O primeiro parágrafo da peça redigida nove anos antes, em 1960, “Die Antiquitiertheit der Maschinen I”, tem o título “O sonho das máquinas” (Der Traum der Maschinen). Todavia, podem as máquinas sonhar? Ou, como no romance de ficção científica de Philip K. Dick, “será que os androides sonham com ovelhas elétricas?”[18]. Tudo indica que não. Trata-se de uma metáfora empregue para referir algo inerente às mesmas, que as pré-determina, que faz parte do seu significado essencial. E com que “sonham” as máquinas? Em expandir-se, como foi dito supra.

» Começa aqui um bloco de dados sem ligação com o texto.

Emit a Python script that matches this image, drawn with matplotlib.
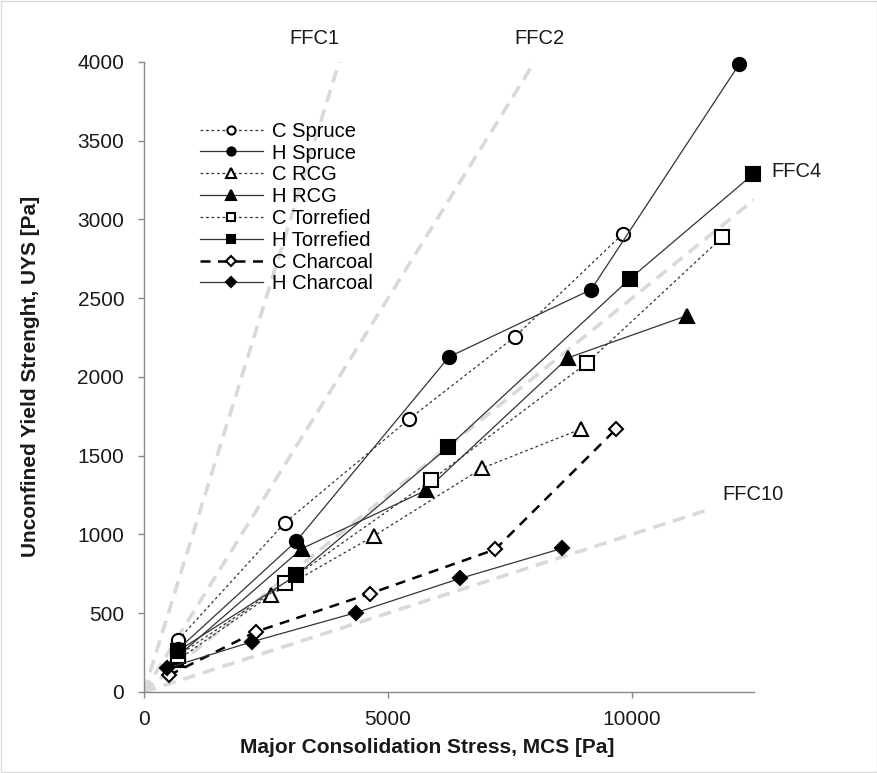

Bastará pensar numa máquina como a que estou a usar para escrever este artigo, para nos darmos conta do que é que isso quer dizer. À primeira vista, trata-se de um aparelho isolado e até lhe chamamos computador pessoal. Porém, logo nos damos conta de que tem associada uma peça, composta por um transformador e um cabo, que permite a sua ligação à rede elétrica, da qual depende para se reabastecer energeticamente, de modo regular. Dispõe também de um carregador adicional (powerbank) portátil, com uma bateria interna que armazena energia elétrica para abastecê-lo em situações nas quais se encontra temporariamente sem acesso a uma rede elétrica, como numa viagem de avião de longo curso. Encontra-se igualmente equipado com portas de ligação que permitem a sua conexão, com fios ou sem fios (wireless), a uma parafernália de aparelhos que entram na sua órbita, como impressoras, mesas de digitalização (scanners), ratos, memórias externas, projetores de vídeo, televisões etc. Usa protocolos de ligação informática, para se emparelhar eletronicamente com aparelhos afins, como tabletes e telefones móveis (smartphones) e se conectar a redes de computadores com os quais troca dados e, à distância, controla sistemas domóticos (iluminação, eletrodomésticos, videovigilância etc.). E assim por diante.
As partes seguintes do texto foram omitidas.